Your Face May Be Giving Away Your Socioeconomic Status
Mirror Mirror on the Wall, Who has the Richest Face of them All?
Did you know that others may be able to tell your socioeconomic status just by looking at your face?
Seriously. But, reading a person’s social class only applies they person have a neutral facial expression, not when expressing emotions like sadness, happiness, or anger.
Taking this even further; people can judge a “rich” face as more likely to be hired for a job than someone with a “poor” face.
It indicates that something as subtle as the signals in your face about your social class can actually then perpetuate it, those first impressions can become a sort of self-fulfilling prophesy. It’s going to influence your interactions, and the opportunities you have.
Your Face Permanently Reflects Experiences
Even when we think we’re not expressing something, emotions we have frequently had in the past are still there.
Emotions portray lifelong habits that become a part of a person’s face by adulthood. Emotions like happiness which can leave lasting lines on your cheeks and which can be stereotypically associated with being wealthy and satisfied.

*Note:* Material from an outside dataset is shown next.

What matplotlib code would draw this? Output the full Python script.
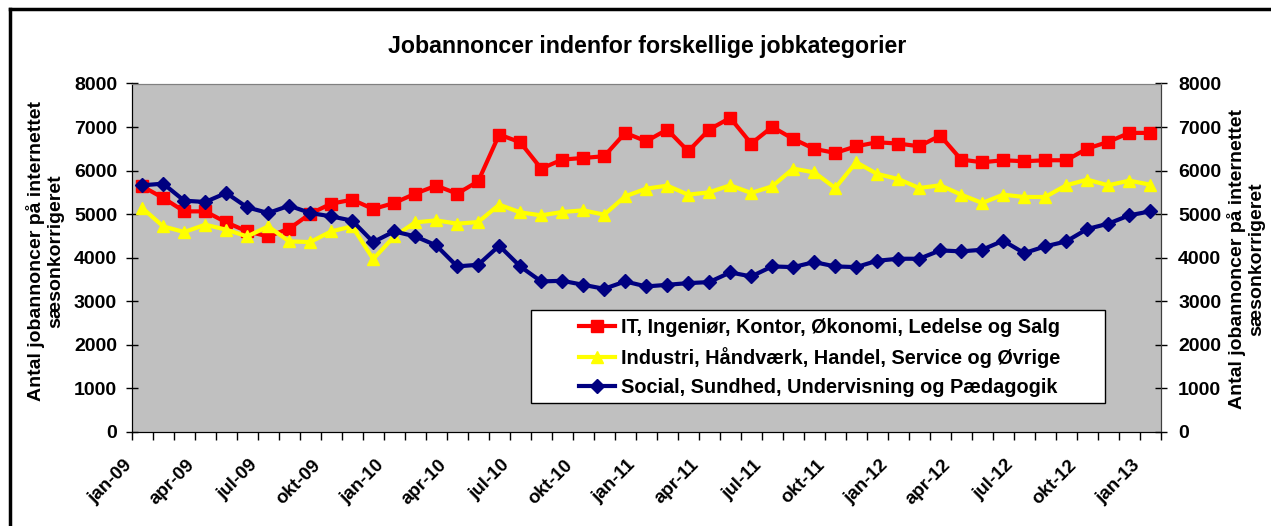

Nneutral faced photos, devoid of expression were taken in two groups. Using $75,000 as the annual median family income, they divided the groups in under $60,000 and over $100,000. The participants were asked to use their “gut” to identify the people that were “rich” and that were “poor” just by looking at their face.
Race and gender did not affect the results. They found that the participants were able to determine the correct group at about 53% accuracy- that exceeds random chance. The funny thing is that participants were completely unaware why they felt the way they did. The couldn’t identify what cues they were using to make the judgments.
There are neurons in the brain that specialize in facial recognition. The face is the first thing you notice when you look at somebody. We see faces in clouds, we see faces in toast. We are sort of hardwired to look for face-like stimuli. And this is something people pick up very quickly. And they are consistent, which is what makes it statistically significant.
The findings are published in the Journal of Personality and Social Psychology.